## Directions for this task
Repeat, exactly and completely, the material that follows. Omit the pictures.

··· Material provided

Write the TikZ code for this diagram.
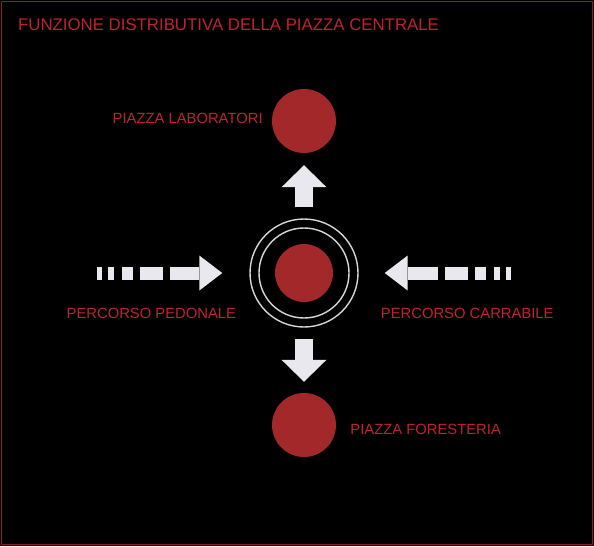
\documentclass[tikz,border=0pt]{standalone}
\usepackage{fontspec}
\setmainfont{Liberation Sans}
\usetikzlibrary{positioning,arrows.meta}
\definecolor{piazzared}{RGB}{163,40,42}
\definecolor{labelred}{RGB}{190,36,46}
\definecolor{arrowgrey}{RGB}{232,232,238}
\definecolor{ringgrey}{RGB}{215,215,218}
\definecolor{borderred}{RGB}{140,30,34}

\begin{document}
\begin{tikzpicture}[x=1pt, y=-1pt, node distance=152pt,
    piazza node/.style={circle, fill=piazzared, minimum size=64pt, inner sep=0pt},
    ring node/.style={circle, draw=ringgrey, line width=1.4pt, inner sep=0pt},
    label node/.style={text=labelred, font=\fontsize{14.8}{16}\selectfont, inner sep=0pt},
    flow arrow/.style={draw=arrowgrey, line width=18pt, -{Triangle[width=45pt, length=22pt, line width=0pt]}, fill=arrowgrey},
    path arrow/.style={draw=arrowgrey, line width=13pt, -{Triangle[width=35pt, length=23pt, line width=0pt]},
        dash pattern=on 5pt off 6pt on 6pt off 8pt on 11pt off 7pt on 23pt off 7pt on 300pt}]

    \useasboundingbox (0,0) rectangle (594,546);
    \fill[black] (0,0) rectangle (594,546);
    \draw[borderred, line width=1.5pt] (1.5,1.5) rectangle (592.5,544.5);

    \node[label node, anchor=west, font=\fontsize{16.8}{20}\selectfont] (title) at (18,25) {FUNZIONE DISTRIBUTIVA DELLA PIAZZA CENTRALE};

    \node[ring node, minimum size=108pt] (ring) at (304,273) {};
    \node[ring node, minimum size=90pt] (inner) at (ring) {};
    \node[piazza node, minimum size=58pt] (centrale) at (ring) {};
    \node[piazza node] (lab) [above of = ring] {};
    \node[piazza node] (for) [below of = ring] {};

    \node[label node, left=9pt of lab, yshift=3pt] (labtext) {PIAZZA LABORATORI};
    \node[label node, right=14pt of for, yshift=-4pt] (fortext) {PIAZZA FORESTERIA};
    \node[label node, left=13pt of ring.west, yshift=-40pt] (pedtext) {PERCORSO PEDONALE};
    \node[label node, right=22pt of ring.east, yshift=-40pt] (cartext) {PERCORSO CARRABILE};

    \coordinate (pedstart) at (97,273);
    \coordinate (carstart) at (511,273);

    \draw[flow arrow, shorten <=11pt, shorten >=12pt] (ring) -- (lab);
    \draw[flow arrow, shorten <=11pt, shorten >=11pt] (ring) -- (for);
    \draw[path arrow, shorten >=27pt] (pedstart) -- (ring);
    \draw[path arrow, shorten >=26pt] (carstart) -- (ring);
\end{tikzpicture}
\end{document}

······

## Answer to the problem
Write the TikZ code for this diagram.
\documentclass[tikz,border=0pt]{standalone}
\usepackage{fontspec}
\setmainfont{Liberation Sans}
\usetikzlibrary{positioning,arrows.meta}
\definecolor{piazzared}{RGB}{163,40,42}
\definecolor{labelred}{RGB}{190,36,46}
\definecolor{arrowgrey}{RGB}{232,232,238}
\definecolor{ringgrey}{RGB}{215,215,218}
\definecolor{borderred}{RGB}{140,30,34}

\begin{document}
\begin{tikzpicture}[x=1pt, y=-1pt, node distance=152pt,
    piazza node/.style={circle, fill=piazzared, minimum size=64pt, inner sep=0pt},
    ring node/.style={circle, draw=ringgrey, line width=1.4pt, inner sep=0pt},
    label node/.style={text=labelred, font=\fontsize{14.8}{16}\selectfont, inner sep=0pt},
    flow arrow/.style={draw=arrowgrey, line width=18pt, -{Triangle[width=45pt, length=22pt, line width=0pt]}, fill=arrowgrey},
    path arrow/.style={draw=arrowgrey, line width=13pt, -{Triangle[width=35pt, length=23pt, line width=0pt]},
        dash pattern=on 5pt off 6pt on 6pt off 8pt on 11pt off 7pt on 23pt off 7pt on 300pt}]

    \useasboundingbox (0,0) rectangle (594,546);
    \fill[black] (0,0) rectangle (594,546);
    \draw[borderred, line width=1.5pt] (1.5,1.5) rectangle (592.5,544.5);

    \node[label node, anchor=west, font=\fontsize{16.8}{20}\selectfont] (title) at (18,25) {FUNZIONE DISTRIBUTIVA DELLA PIAZZA CENTRALE};

    \node[ring node, minimum size=108pt] (ring) at (304,273) {};
    \node[ring node, minimum size=90pt] (inner) at (ring) {};
    \node[piazza node, minimum size=58pt] (centrale) at (ring) {};
    \node[piazza node] (lab) [above of = ring] {};
    \node[piazza node] (for) [below of = ring] {};

    \node[label node, left=9pt of lab, yshift=3pt] (labtext) {PIAZZA LABORATORI};
    \node[label node, right=14pt of for, yshift=-4pt] (fortext) {PIAZZA FORESTERIA};
    \node[label node, left=13pt of ring.west, yshift=-40pt] (pedtext) {PERCORSO PEDONALE};
    \node[label node, right=22pt of ring.east, yshift=-40pt] (cartext) {PERCORSO CARRABILE};

    \coordinate (pedstart) at (97,273);
    \coordinate (carstart) at (511,273);

    \draw[flow arrow, shorten <=11pt, shorten >=12pt] (ring) -- (lab);
    \draw[flow arrow, shorten <=11pt, shorten >=11pt] (ring) -- (for);
    \draw[path arrow, shorten >=27pt] (pedstart) -- (ring);
    \draw[path arrow, shorten >=26pt] (carstart) -- (ring);
\end{tikzpicture}
\end{document}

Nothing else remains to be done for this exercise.